Koss now runs Right To Play, an organization he created six years ago to improve the lives of children in impoverished, war-torn areas. The group already has reached more than a half-million kids and hopes to double that soon through the money that’s started flowing in over the last few days.
Joey Cheek started the windfall after winning the 500 meters Monday, announcing he was donating his $25,000 Olympic bonus for winning the event to Koss’ charity. He challenged others to join him, and they sure have. More than $250,000 was pledged by Thursday, Koss said.
“It’s absolutely incredible,” Koss said. “I’m so thankful and humbled. Joey’s done something that we would’ve had to work years and years and years to do as an organization.”
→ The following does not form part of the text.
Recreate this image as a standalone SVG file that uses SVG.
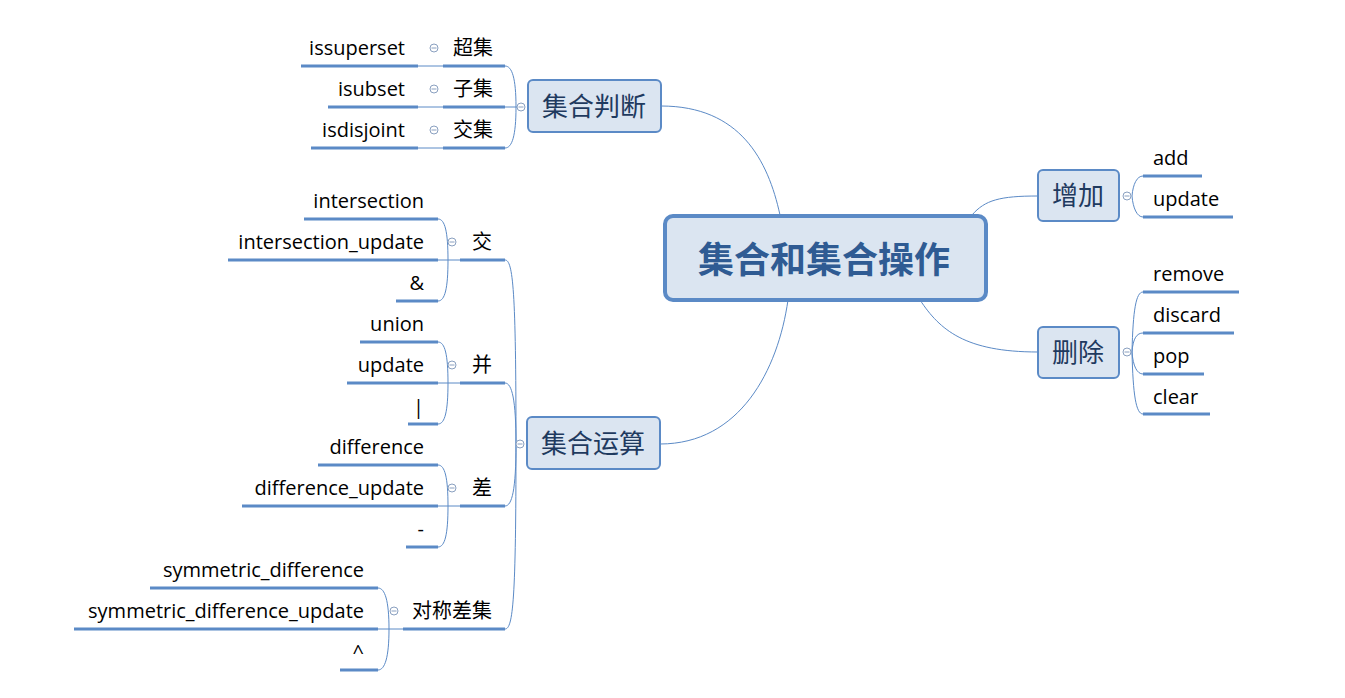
<svg xmlns="http://www.w3.org/2000/svg" width="1345" height="698" viewBox="0 0 1345 698">
<style>
.leaf{font-family:"Open Sans","Noto Sans CJK SC",sans-serif;font-size:20px;fill:#000}
.cj{font-family:"Noto Sans CJK SC",sans-serif;font-size:20px;fill:#000}
.r{text-anchor:end}
.nt{font-family:"Noto Sans CJK SC",sans-serif;font-size:26px;fill:#1f3a5f;text-anchor:middle}
.mt{font-family:"Noto Sans CJK SC",sans-serif;font-size:36px;font-weight:bold;fill:#2f5b93;text-anchor:middle}
.box{fill:#dbe5f1;stroke:#5b8ac6;stroke-width:2}
.mbox{fill:#dbe5f1;stroke:#5b8ac6;stroke-width:4}
.ul{stroke:#5b8ac6;stroke-width:3;fill:none}
.ln{stroke:#5b8ac6;stroke-width:1;fill:none}
.cc{fill:#fff;stroke:#8aa0c0;stroke-width:1}
.cm{stroke:#8aa0c0;stroke-width:1}
</style>
<rect width="1345" height="698" fill="#fff"/>
<g id="connectors">
<path class="ln" d="M661,106 C740,106 768,160 780,215"/>
<path class="ln" d="M660,444 C740,444 778,370 788,300"/>
<path class="ln" d="M1038,196 C1000,196 985,200 972,215"/>
<path class="ln" d="M1038,352 C965,352 940,330 920,300"/>
<path class="ln" d="M505,66 C512,66 516,78 516,107 M505,148 C512,148 516,136 516,107 M505,107 L517,107"/>
<path class="ln" d="M418,66 L443,66 M418,107 L443,107 M418,148 L443,148"/>
<path class="ln" d="M505,260 C513,260 516,290 516,444 M505,383 C512,383 516,400 516,444 M505,506 C512,506 516,490 516,444 M505,629 C513,629 516,600 516,444"/>
<path class="ln" d="M438,219 C445,219 448,232 448,260 M438,301 C445,301 448,288 448,260 M438,260 L460,260"/>
<path class="ln" d="M438,342 C445,342 448,355 448,383 M438,424 C445,424 448,411 448,383 M438,383 L460,383"/>
<path class="ln" d="M438,465 C445,465 448,478 448,506 M438,547 C445,547 448,534 448,506 M438,506 L460,506"/>
<path class="ln" d="M378,588 C385,588 389,601 389,629 M378,670 C385,670 389,657 389,629 M378,629 L403,629"/>
<path class="ln" d="M1143,176 C1137,176 1133,184 1132,196 M1143,217 C1137,217 1133,208 1132,196"/>
<path class="ln" d="M1143,292 C1136,292 1133,310 1132,352 M1143,333 C1137,333 1133,338 1132,352 M1143,374 C1137,374 1133,366 1132,352 M1143,414 C1136,414 1133,395 1132,352"/>
</g>
<g id="center">
<rect class="mbox" x="665" y="216" width="321" height="84" rx="8"/>
<text class="mt" x="824" y="273">集合和集合操作</text>
</g>
<g id="n-panduan">
<rect class="box" x="528" y="80" width="133" height="52" rx="5"/>
<text class="nt" x="594" y="116">集合判断</text>
<circle class="cc" cx="521" cy="107" r="4"/><path class="cm" d="M518.5,107 H523.5"/>
</g>
<g id="n-chaoji">
<path class="ul" d="M443,66 H505"/><text class="cj" x="453" y="55">超集</text>
<circle class="cc" cx="434" cy="48" r="4"/><path class="cm" d="M431.5,48 H436.5"/>
<path class="ul" d="M301,66 H418"/><text class="leaf r" x="405" y="55">issuperset</text>
</g>
<g id="n-ziji">
<path class="ul" d="M443,107 H505"/><text class="cj" x="453" y="96">子集</text>
<circle class="cc" cx="434" cy="89" r="4"/><path class="cm" d="M431.5,89 H436.5"/>
<path class="ul" d="M328,107 H418"/><text class="leaf r" x="405" y="96">isubset</text>
</g>
<g id="n-jiaoji">
<path class="ul" d="M443,148 H505"/><text class="cj" x="453" y="137">交集</text>
<circle class="cc" cx="434" cy="130" r="4"/><path class="cm" d="M431.5,130 H436.5"/>
<path class="ul" d="M311,148 H418"/><text class="leaf r" x="405" y="137">isdisjoint</text>
</g>
<g id="n-yunsuan">
<rect class="box" x="527" y="417" width="133" height="52" rx="5"/>
<text class="nt" x="593" y="453">集合运算</text>
<circle class="cc" cx="520" cy="444" r="4"/><path class="cm" d="M517.5,444 H522.5"/>
</g>
<g id="n-jiao">
<path class="ul" d="M460,260 H505"/><text class="cj" x="472" y="249">交</text>
<circle class="cc" cx="452" cy="242" r="4"/><path class="cm" d="M449.5,242 H454.5"/>
<path class="ul" d="M304,219 H438"/><text class="leaf r" x="424" y="208">intersection</text>
<path class="ul" d="M228,260 H438"/><text class="leaf r" x="424" y="249">intersection_update</text>
<path class="ul" d="M396,301 H438"/><text class="leaf r" x="424" y="290">&amp;</text>
</g>
<g id="n-bing">
<path class="ul" d="M460,383 H505"/><text class="cj" x="472" y="372">并</text>
<circle class="cc" cx="452" cy="365" r="4"/><path class="cm" d="M449.5,365 H454.5"/>
<path class="ul" d="M360,342 H438"/><text class="leaf r" x="424" y="331">union</text>
<path class="ul" d="M347,383 H438"/><text class="leaf r" x="424" y="372">update</text>
<path class="ul" d="M408,424 H438"/><text class="leaf r" x="424" y="414">|</text>
</g>
<g id="n-cha">
<path class="ul" d="M460,506 H505"/><text class="cj" x="472" y="495">差</text>
<circle class="cc" cx="452" cy="488" r="4"/><path class="cm" d="M449.5,488 H454.5"/>
<path class="ul" d="M318,465 H438"/><text class="leaf r" x="424" y="454">difference</text>
<path class="ul" d="M242,506 H438"/><text class="leaf r" x="424" y="495">difference_update</text>
<path class="ul" d="M406,547 H438"/><text class="leaf r" x="424" y="536">-</text>
</g>
<g id="n-duichen">
<path class="ul" d="M403,629 H505"/><text class="cj" x="412" y="618">对称差集</text>
<circle class="cc" cx="394" cy="611" r="4"/><path class="cm" d="M391.5,611 H396.5"/>
<path class="ul" d="M150,588 H378"/><text class="leaf r" x="364" y="577">symmetric_difference</text>
<path class="ul" d="M74,629 H378"/><text class="leaf r" x="364" y="618">symmetric_difference_update</text>
<path class="ul" d="M340,670 H378"/><text class="leaf r" x="364" y="659">^</text>
</g>
<g id="n-zengjia">
<rect class="box" x="1038" y="170" width="81" height="51" rx="5"/>
<text class="nt" x="1078" y="205">增加</text>
<circle class="cc" cx="1127" cy="196" r="4"/><path class="cm" d="M1124.5,196 H1129.5"/>
<path class="ul" d="M1143,176 H1202"/><text class="leaf" x="1153" y="165">add</text>
<path class="ul" d="M1143,217 H1233"/><text class="leaf" x="1153" y="206">update</text>
</g>
<g id="n-shanchu">
<rect class="box" x="1038" y="327" width="81" height="51" rx="5"/>
<text class="nt" x="1078" y="362">删除</text>
<circle class="cc" cx="1127" cy="352" r="4"/><path class="cm" d="M1124.5,352 H1129.5"/>
<path class="ul" d="M1143,292 H1239"/><text class="leaf" x="1153" y="281">remove</text>
<path class="ul" d="M1143,333 H1234"/><text class="leaf" x="1153" y="322">discard</text>
<path class="ul" d="M1143,374 H1204"/><text class="leaf" x="1153" y="363">pop</text>
<path class="ul" d="M1143,414 H1210"/><text class="leaf" x="1153" y="404">clear</text>
</g>
</svg>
Koss is no ordinary ex-jock lending his name and some of his time. This is a guy who won five Olympic medals (a gold and silver in Albertville in 1992, too), then earned a medical degree but opted to devote himself to humanitarian work.
He got hooked on bringing sports to children during a 1993 trip to Africa for a new charity called Olympic Aid. After Sydney in 2000, he felt that group wasn’t doing enough, so he came up with a new concept and the new name.
“Before, we raised money at the Olympics and gave it to other organizations,” Koss said. “We needed to implement our own programs on the ground. … You need to be there every single day for them, not every four years.”
Right To Play has 40 projects in 20 countries across Africa, Asia and the Middle East. They start by “training the trainers” so their programs can become a permanent part of the community, unlike groups whose contributions are forgotten once their money and equipment run out.
Then the games begin – about 450 of them, each with a life lesson slipped in.
A good example is “The Vaccine Game,” a variation of the playground favorite Red Rover.
Kids lock arms and form a circle, with one child in the middle and another on the outside. The outsider pretends to be a disease trying to break through the immune system (the ring) to infect the body (the person inside). When they succeed, a second ring is added, making it twice as tough to get in.
“They realize, ‘Wow!’ that’s how important a vaccine is,” Koss said, smiling.
Vaccinations and prevention of AIDS and other diseases are prime objectives. Through sports, Right To Play also aims to provide confidence, leadership and teamwork, character-building skills they otherwise might not have learned.
“It’s surprising to me that everybody thinks that children always play,” Koss said. “It’s not true. In the worst areas of the world, what we see is apathy, violence and sexual abuse. There is no play. It’s forgotten.”
Besides working for children, Koss has helped fight drugs and doping. He was a founding board member of the World Anti-Doping Agency and served on the International Olympic Committee’s Athlete’s Commission.
Right To Play is his sole focus nowadays. He’s the president and CEO, and so dedicated to running it right that he recently earned an MBA degree.
While the group had a low profile until Cheek’s gesture, it already had some big-name ambassadors: Lance Armstrong and Wayne Gretzky.
The organization’s headquarters are in Toronto, with offices in New York and five European countries.